* start *
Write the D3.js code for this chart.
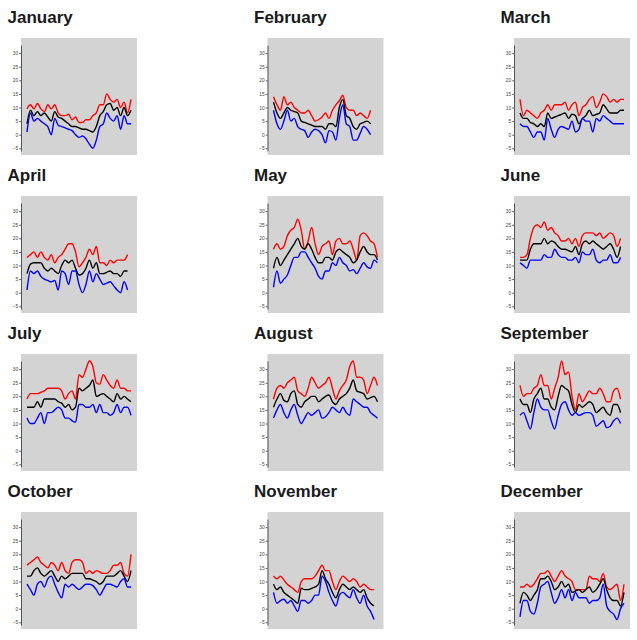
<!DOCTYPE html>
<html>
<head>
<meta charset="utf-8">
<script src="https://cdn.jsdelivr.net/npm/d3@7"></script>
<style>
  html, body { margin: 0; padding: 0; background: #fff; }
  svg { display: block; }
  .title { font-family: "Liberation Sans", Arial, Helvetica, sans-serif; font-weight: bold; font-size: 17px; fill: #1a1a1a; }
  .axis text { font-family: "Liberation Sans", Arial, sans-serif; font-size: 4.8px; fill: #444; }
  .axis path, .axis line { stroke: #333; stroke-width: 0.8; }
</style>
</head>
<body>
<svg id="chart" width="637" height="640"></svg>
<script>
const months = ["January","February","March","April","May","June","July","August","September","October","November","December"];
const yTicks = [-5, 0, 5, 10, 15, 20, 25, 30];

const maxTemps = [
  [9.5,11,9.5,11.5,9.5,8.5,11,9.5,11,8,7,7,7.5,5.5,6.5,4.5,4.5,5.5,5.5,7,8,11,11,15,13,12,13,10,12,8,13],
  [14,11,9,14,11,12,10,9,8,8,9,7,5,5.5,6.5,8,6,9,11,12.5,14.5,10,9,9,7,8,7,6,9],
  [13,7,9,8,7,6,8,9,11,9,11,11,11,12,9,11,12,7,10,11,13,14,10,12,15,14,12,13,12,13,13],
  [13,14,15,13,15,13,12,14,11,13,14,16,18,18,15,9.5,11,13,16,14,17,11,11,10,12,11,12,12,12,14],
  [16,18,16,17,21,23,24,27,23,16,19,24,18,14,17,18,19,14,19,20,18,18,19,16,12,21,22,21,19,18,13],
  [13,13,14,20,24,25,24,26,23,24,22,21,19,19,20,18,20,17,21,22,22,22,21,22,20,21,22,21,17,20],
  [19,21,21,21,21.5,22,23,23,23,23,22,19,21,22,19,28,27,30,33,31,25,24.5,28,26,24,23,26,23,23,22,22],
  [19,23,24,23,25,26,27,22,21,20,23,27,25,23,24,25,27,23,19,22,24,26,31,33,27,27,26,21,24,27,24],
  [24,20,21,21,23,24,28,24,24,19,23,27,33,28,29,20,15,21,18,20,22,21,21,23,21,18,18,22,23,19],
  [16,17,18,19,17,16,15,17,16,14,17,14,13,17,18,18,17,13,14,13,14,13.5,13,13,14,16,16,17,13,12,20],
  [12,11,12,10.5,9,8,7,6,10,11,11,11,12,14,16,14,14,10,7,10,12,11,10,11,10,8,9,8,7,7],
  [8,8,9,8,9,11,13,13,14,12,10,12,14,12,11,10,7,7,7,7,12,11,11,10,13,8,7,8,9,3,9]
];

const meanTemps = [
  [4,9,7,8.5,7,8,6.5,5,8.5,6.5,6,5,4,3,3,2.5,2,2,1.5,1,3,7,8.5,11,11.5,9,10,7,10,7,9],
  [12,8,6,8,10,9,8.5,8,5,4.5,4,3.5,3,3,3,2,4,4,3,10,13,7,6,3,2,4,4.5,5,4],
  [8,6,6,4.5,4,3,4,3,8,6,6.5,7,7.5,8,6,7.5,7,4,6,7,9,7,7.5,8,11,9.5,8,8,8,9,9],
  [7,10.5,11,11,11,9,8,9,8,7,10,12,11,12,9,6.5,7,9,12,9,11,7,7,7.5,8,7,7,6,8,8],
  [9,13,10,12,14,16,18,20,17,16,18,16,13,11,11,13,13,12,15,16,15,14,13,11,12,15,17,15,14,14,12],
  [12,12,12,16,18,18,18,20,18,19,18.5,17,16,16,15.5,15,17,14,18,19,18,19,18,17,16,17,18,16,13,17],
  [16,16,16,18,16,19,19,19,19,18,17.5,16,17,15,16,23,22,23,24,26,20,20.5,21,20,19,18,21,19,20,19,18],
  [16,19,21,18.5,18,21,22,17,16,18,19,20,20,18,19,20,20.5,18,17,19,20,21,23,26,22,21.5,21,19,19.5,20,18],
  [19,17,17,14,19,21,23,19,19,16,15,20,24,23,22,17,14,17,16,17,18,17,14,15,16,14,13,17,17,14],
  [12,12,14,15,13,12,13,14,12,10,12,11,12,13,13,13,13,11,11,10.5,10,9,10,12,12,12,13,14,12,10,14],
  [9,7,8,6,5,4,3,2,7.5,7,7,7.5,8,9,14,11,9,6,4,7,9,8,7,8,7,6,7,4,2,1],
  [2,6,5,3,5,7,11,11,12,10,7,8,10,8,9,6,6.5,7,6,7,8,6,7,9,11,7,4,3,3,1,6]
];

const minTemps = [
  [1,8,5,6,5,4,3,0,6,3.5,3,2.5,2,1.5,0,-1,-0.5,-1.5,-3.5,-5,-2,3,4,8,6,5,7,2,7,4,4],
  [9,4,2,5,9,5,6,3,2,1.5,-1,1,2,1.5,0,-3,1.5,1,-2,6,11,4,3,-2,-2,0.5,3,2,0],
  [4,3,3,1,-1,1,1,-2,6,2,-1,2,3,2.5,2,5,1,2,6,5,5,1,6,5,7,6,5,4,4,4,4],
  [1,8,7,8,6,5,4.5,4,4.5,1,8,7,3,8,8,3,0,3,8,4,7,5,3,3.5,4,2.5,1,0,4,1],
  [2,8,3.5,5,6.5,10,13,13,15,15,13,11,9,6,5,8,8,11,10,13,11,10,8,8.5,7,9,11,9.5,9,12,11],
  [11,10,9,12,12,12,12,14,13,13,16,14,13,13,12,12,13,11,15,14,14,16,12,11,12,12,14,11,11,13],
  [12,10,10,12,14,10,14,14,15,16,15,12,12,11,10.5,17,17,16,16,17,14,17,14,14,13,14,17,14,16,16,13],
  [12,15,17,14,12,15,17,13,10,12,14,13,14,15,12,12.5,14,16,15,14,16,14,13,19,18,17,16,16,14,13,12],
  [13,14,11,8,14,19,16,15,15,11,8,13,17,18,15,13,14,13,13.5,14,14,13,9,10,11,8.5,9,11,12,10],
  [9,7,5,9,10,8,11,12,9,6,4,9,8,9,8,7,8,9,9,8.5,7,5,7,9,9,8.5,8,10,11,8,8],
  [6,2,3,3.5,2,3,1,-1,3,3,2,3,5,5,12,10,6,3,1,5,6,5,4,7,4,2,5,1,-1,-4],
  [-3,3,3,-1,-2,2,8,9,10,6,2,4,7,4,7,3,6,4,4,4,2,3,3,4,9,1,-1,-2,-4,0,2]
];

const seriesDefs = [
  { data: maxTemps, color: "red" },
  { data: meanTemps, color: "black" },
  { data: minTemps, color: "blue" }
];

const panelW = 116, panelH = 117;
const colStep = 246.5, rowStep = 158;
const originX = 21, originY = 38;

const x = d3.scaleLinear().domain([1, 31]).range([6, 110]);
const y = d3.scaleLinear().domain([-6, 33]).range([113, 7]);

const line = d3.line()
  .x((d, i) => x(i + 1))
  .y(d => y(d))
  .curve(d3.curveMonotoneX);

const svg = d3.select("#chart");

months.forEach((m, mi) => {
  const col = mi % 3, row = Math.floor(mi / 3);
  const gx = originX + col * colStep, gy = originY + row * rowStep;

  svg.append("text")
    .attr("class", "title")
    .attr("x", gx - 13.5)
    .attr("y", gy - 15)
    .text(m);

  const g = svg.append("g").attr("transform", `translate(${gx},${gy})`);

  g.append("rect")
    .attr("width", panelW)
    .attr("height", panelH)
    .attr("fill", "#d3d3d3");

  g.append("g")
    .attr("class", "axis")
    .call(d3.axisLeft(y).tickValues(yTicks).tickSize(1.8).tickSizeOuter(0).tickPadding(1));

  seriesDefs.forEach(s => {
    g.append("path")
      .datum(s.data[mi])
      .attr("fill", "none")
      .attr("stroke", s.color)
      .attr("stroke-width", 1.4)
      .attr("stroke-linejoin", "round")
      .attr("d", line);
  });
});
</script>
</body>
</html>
* end *
#### [What is expected]
Give again, word for word, every line from the top of the data above to the line holding "const yTicks = [-5, 0, 5, 10, 15, 20, 25, 30];", inclusive, with the pictures left out.

#### [Complete output]
Write the D3.js code for this chart.
<!DOCTYPE html>
<html>
<head>
<meta charset="utf-8">
<script src="https://cdn.jsdelivr.net/npm/d3@7"></script>
<style>
  html, body { margin: 0; padding: 0; background: #fff; }
  svg { display: block; }
  .title { font-family: "Liberation Sans", Arial, Helvetica, sans-serif; font-weight: bold; font-size: 17px; fill: #1a1a1a; }
  .axis text { font-family: "Liberation Sans", Arial, sans-serif; font-size: 4.8px; fill: #444; }
  .axis path, .axis line { stroke: #333; stroke-width: 0.8; }
</style>
</head>
<body>
<svg id="chart" width="637" height="640"></svg>
<script>
const months = ["January","February","March","April","May","June","July","August","September","October","November","December"];
const yTicks = [-5, 0, 5, 10, 15, 20, 25, 30];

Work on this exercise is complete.